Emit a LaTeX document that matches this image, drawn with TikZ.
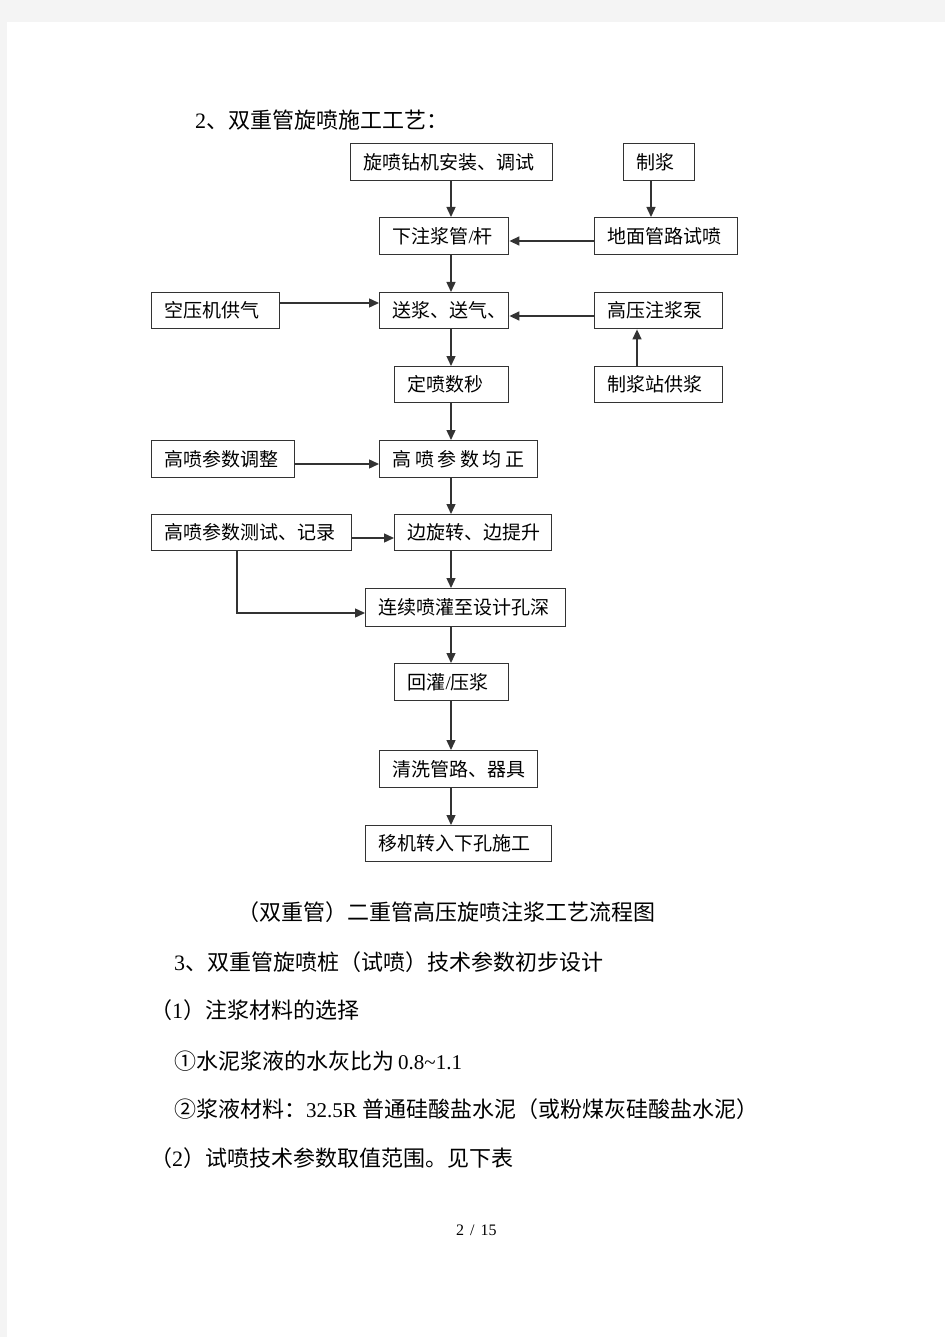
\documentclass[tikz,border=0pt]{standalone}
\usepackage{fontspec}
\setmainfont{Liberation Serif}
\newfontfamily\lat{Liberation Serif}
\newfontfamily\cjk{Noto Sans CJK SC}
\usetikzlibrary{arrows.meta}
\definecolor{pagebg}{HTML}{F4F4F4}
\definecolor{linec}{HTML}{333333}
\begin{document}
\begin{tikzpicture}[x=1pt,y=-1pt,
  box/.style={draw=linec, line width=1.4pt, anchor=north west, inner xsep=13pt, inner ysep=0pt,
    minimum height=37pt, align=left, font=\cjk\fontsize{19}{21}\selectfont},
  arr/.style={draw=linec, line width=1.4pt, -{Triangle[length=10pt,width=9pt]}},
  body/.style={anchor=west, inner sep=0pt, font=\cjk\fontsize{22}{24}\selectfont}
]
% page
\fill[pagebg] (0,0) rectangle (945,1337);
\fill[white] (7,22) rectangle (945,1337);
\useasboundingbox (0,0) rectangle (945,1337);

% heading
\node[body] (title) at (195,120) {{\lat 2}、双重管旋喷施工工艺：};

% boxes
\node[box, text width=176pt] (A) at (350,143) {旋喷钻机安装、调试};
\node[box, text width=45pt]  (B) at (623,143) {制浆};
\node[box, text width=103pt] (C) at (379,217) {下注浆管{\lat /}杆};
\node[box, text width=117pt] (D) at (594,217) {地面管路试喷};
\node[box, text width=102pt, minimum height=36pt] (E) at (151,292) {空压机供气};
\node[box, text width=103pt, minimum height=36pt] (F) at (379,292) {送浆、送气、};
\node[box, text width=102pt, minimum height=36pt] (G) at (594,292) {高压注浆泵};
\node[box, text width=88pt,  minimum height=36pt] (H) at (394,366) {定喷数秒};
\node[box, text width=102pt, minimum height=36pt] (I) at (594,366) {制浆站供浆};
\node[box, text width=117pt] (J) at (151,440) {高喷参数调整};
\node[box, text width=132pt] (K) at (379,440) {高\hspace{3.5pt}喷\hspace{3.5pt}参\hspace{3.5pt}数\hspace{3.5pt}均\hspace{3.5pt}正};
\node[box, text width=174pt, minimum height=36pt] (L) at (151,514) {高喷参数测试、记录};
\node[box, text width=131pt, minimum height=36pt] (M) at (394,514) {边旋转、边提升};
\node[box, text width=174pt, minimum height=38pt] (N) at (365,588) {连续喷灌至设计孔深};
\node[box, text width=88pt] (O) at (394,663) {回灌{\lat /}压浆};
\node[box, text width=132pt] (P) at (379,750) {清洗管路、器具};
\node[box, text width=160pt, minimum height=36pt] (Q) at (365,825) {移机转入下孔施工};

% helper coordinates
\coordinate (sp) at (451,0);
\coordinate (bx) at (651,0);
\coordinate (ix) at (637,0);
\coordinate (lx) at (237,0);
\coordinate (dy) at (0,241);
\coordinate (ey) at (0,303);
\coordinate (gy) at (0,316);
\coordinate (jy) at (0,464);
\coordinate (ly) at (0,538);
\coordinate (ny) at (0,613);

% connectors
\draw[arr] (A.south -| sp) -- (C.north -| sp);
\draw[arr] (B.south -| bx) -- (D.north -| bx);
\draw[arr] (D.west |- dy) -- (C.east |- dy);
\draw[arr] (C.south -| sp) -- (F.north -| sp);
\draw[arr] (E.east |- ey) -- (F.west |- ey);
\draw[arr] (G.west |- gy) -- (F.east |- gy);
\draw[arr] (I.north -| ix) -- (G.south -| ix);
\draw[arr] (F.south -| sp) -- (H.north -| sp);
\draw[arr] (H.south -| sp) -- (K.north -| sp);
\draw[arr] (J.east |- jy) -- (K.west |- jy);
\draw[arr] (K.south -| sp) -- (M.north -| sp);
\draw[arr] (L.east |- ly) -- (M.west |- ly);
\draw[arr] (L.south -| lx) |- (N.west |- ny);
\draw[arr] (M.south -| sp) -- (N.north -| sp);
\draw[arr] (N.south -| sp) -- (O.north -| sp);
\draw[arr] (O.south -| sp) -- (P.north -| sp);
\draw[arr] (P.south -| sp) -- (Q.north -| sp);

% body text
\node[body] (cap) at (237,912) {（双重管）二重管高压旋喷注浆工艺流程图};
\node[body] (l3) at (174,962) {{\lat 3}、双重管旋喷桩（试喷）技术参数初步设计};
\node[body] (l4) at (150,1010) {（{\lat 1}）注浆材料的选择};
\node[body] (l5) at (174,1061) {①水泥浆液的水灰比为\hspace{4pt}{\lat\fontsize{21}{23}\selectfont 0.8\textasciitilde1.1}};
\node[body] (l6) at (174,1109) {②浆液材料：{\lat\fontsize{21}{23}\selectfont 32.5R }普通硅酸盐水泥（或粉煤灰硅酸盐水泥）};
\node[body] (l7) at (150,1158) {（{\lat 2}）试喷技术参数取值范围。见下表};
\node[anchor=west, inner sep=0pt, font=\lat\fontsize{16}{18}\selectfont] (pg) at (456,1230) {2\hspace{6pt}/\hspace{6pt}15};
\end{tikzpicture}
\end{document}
- - -
**Directive:** Copy nothing but the lines from the top of the material through the line holding "text width=160pt, minimum", exactly as written; omit pictures.

**Reply to the exercise:**
Emit a LaTeX document that matches this image, drawn with TikZ.
\documentclass[tikz,border=0pt]{standalone}
\usepackage{fontspec}
\setmainfont{Liberation Serif}
\newfontfamily\lat{Liberation Serif}
\newfontfamily\cjk{Noto Sans CJK SC}
\usetikzlibrary{arrows.meta}
\definecolor{pagebg}{HTML}{F4F4F4}
\definecolor{linec}{HTML}{333333}
\begin{document}
\begin{tikzpicture}[x=1pt,y=-1pt,
  box/.style={draw=linec, line width=1.4pt, anchor=north west, inner xsep=13pt, inner ysep=0pt,
    minimum height=37pt, align=left, font=\cjk\fontsize{19}{21}\selectfont},
  arr/.style={draw=linec, line width=1.4pt, -{Triangle[length=10pt,width=9pt]}},
  body/.style={anchor=west, inner sep=0pt, font=\cjk\fontsize{22}{24}\selectfont}
]
% page
\fill[pagebg] (0,0) rectangle (945,1337);
\fill[white] (7,22) rectangle (945,1337);
\useasboundingbox (0,0) rectangle (945,1337);

% heading
\node[body] (title) at (195,120) {{\lat 2}、双重管旋喷施工工艺：};

% boxes
\node[box, text width=176pt] (A) at (350,143) {旋喷钻机安装、调试};
\node[box, text width=45pt]  (B) at (623,143) {制浆};
\node[box, text width=103pt] (C) at (379,217) {下注浆管{\lat /}杆};
\node[box, text width=117pt] (D) at (594,217) {地面管路试喷};
\node[box, text width=102pt, minimum height=36pt] (E) at (151,292) {空压机供气};
\node[box, text width=103pt, minimum height=36pt] (F) at (379,292) {送浆、送气、};
\node[box, text width=102pt, minimum height=36pt] (G) at (594,292) {高压注浆泵};
\node[box, text width=88pt,  minimum height=36pt] (H) at (394,366) {定喷数秒};
\node[box, text width=102pt, minimum height=36pt] (I) at (594,366) {制浆站供浆};
\node[box, text width=117pt] (J) at (151,440) {高喷参数调整};
\node[box, text width=132pt] (K) at (379,440) {高\hspace{3.5pt}喷\hspace{3.5pt}参\hspace{3.5pt}数\hspace{3.5pt}均\hspace{3.5pt}正};
\node[box, text width=174pt, minimum height=36pt] (L) at (151,514) {高喷参数测试、记录};
\node[box, text width=131pt, minimum height=36pt] (M) at (394,514) {边旋转、边提升};
\node[box, text width=174pt, minimum height=38pt] (N) at (365,588) {连续喷灌至设计孔深};
\node[box, text width=88pt] (O) at (394,663) {回灌{\lat /}压浆};
\node[box, text width=132pt] (P) at (379,750) {清洗管路、器具};
\node[box, text width=160pt, minimum height=36pt] (Q) at (365,825) {移机转入下孔施工};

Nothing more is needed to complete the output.